>> BEGIN DATASET EXCERPTS

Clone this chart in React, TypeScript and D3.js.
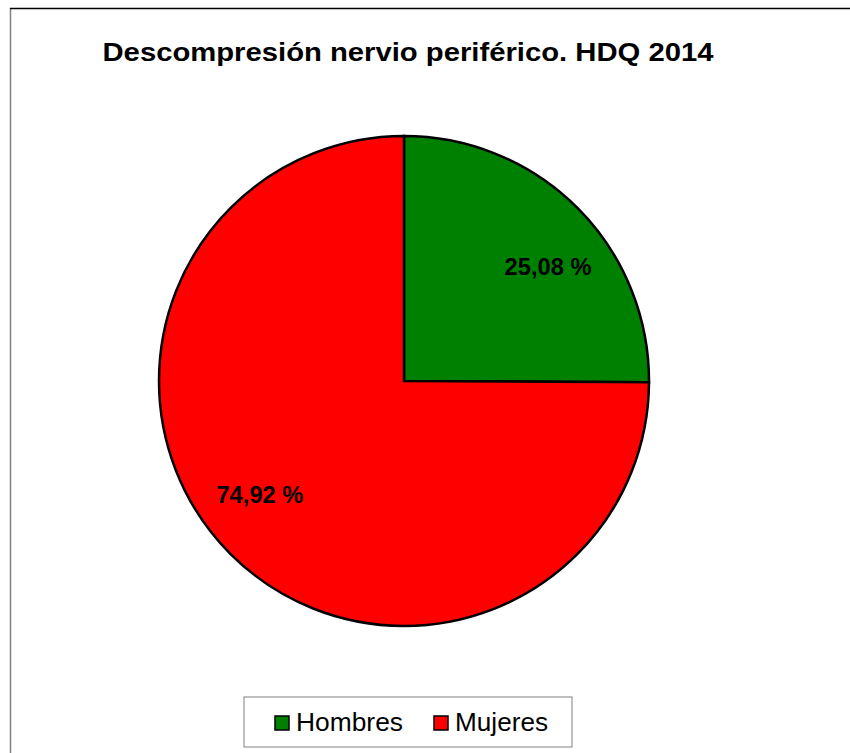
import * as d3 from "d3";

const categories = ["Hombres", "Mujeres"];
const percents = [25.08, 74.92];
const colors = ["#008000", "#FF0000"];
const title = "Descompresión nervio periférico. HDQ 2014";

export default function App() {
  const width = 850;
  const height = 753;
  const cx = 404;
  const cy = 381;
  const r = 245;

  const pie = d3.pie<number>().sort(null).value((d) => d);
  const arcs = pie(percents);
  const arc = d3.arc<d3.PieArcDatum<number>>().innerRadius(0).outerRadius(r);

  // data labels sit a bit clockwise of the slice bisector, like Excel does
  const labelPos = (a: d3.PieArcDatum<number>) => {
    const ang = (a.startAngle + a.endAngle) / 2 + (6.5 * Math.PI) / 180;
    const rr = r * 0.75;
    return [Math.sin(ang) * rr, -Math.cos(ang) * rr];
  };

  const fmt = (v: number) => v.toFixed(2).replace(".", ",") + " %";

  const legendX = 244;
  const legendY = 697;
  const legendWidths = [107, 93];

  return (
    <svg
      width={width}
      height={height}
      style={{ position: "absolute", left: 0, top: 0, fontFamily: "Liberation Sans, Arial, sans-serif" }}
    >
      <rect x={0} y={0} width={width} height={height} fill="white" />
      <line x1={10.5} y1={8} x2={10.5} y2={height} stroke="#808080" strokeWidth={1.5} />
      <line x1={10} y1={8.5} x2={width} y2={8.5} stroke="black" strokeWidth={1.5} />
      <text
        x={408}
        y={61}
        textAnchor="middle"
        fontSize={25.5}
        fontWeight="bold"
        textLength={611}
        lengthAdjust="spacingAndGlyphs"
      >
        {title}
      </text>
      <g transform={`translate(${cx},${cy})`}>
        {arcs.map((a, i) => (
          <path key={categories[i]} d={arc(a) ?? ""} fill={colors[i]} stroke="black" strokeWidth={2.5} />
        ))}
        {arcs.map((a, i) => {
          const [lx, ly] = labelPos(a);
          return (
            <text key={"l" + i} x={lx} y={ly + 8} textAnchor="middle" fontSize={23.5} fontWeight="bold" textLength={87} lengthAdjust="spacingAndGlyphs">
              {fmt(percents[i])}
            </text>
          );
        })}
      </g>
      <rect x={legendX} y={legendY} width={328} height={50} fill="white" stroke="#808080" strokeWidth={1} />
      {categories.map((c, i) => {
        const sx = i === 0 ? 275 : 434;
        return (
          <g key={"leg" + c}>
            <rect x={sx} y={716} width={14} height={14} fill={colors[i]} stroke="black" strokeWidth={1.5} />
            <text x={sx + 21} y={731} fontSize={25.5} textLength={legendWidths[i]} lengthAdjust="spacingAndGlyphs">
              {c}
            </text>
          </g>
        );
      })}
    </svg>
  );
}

>> END DATASET EXCERPTS
>> BEGIN DATASET EXCERPTS

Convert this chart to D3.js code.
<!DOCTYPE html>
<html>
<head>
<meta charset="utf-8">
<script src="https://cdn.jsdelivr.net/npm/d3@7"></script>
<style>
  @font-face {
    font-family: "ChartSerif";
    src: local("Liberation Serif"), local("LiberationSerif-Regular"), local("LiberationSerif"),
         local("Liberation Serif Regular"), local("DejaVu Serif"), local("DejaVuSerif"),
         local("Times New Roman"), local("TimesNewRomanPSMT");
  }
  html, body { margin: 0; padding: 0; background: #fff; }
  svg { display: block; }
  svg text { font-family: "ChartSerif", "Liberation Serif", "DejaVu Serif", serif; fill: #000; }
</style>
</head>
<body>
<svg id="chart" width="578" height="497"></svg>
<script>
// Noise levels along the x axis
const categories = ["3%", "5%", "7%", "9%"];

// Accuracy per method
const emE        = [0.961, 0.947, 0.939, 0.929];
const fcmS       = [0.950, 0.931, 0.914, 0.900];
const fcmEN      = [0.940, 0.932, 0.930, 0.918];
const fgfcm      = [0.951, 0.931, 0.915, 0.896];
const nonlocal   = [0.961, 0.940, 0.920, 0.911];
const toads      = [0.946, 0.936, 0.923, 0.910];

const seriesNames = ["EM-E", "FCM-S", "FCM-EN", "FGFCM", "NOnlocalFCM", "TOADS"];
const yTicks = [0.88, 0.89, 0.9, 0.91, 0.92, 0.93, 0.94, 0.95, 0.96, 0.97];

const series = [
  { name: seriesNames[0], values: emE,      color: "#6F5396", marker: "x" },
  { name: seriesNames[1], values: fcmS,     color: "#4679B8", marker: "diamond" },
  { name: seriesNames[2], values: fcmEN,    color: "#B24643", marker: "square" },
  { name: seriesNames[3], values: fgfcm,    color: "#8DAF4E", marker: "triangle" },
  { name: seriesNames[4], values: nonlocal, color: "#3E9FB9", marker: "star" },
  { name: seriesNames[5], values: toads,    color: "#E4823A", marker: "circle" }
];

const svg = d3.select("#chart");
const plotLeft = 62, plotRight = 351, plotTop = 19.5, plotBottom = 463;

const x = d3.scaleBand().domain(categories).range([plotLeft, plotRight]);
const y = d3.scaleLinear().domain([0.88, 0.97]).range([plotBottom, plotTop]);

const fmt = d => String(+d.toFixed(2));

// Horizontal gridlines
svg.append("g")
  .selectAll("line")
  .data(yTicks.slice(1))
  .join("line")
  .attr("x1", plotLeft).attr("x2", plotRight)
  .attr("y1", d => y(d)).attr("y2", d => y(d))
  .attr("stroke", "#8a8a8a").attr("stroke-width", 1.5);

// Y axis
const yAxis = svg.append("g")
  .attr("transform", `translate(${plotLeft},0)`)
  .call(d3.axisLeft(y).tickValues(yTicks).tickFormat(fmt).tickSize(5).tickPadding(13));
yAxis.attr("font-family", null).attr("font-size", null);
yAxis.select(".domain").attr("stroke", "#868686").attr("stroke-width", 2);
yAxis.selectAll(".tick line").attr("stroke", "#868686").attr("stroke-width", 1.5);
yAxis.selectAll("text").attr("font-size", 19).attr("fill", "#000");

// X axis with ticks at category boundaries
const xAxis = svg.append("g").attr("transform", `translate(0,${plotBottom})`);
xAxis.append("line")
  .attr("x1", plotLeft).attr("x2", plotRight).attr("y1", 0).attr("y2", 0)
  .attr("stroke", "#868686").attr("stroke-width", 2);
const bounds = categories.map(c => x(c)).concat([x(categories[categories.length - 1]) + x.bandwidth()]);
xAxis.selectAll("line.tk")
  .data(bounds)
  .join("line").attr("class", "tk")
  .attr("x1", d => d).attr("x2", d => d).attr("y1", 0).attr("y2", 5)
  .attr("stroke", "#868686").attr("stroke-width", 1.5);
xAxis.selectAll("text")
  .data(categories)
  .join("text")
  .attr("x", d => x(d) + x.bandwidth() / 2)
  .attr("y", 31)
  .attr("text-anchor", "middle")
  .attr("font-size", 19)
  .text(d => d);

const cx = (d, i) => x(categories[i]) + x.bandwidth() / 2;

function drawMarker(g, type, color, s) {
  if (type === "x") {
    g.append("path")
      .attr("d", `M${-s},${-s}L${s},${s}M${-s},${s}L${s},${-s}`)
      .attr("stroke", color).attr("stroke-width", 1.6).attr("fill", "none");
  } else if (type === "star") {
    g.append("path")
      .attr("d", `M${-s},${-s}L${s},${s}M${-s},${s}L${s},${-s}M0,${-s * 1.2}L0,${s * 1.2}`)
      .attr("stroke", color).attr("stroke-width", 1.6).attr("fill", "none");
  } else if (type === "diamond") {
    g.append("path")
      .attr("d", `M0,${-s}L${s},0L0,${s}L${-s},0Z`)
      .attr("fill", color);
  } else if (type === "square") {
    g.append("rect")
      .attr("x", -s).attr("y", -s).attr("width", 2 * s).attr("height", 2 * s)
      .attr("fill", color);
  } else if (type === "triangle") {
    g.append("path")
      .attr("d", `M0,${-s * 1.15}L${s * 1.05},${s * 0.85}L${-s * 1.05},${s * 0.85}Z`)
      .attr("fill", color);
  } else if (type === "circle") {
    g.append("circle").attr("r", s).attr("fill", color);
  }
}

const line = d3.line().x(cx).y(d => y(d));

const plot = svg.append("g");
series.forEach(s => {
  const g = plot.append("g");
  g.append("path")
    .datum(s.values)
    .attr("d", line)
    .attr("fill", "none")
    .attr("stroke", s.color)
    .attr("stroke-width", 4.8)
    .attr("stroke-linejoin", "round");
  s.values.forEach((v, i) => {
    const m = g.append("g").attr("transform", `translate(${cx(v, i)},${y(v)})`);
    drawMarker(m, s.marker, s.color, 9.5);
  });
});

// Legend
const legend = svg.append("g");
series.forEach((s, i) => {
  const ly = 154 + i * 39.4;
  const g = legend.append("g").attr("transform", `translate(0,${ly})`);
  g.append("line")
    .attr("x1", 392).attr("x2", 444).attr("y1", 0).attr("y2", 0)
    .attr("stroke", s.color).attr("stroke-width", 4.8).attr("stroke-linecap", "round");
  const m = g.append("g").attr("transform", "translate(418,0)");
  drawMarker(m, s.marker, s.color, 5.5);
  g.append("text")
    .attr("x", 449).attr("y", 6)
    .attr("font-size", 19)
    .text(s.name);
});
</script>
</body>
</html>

>> END DATASET EXCERPTS
>> BEGIN DATASET EXCERPTS

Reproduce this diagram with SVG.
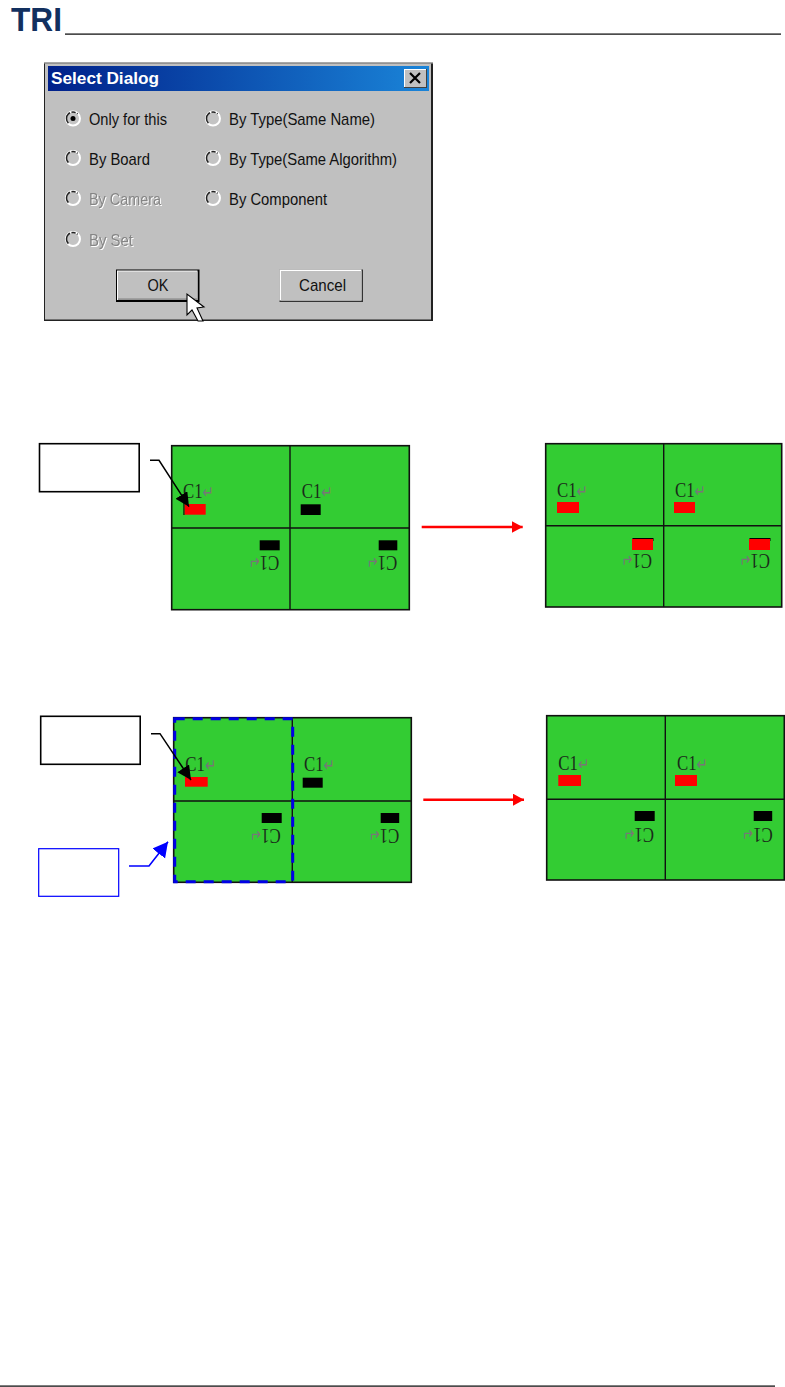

>> END DATASET EXCERPTS

■ WHAT YOU WILL DO
Start at the line with "Clone this chart", stop at the line with "nervio periférico. HDQ", both lines included, and repeat that span exactly without its pictures.

■ OUTPUT
Clone this chart in React, TypeScript and D3.js.
import * as d3 from "d3";

const categories = ["Hombres", "Mujeres"];
const percents = [25.08, 74.92];
const colors = ["#008000", "#FF0000"];
const title = "Descompresión nervio periférico. HDQ 2014";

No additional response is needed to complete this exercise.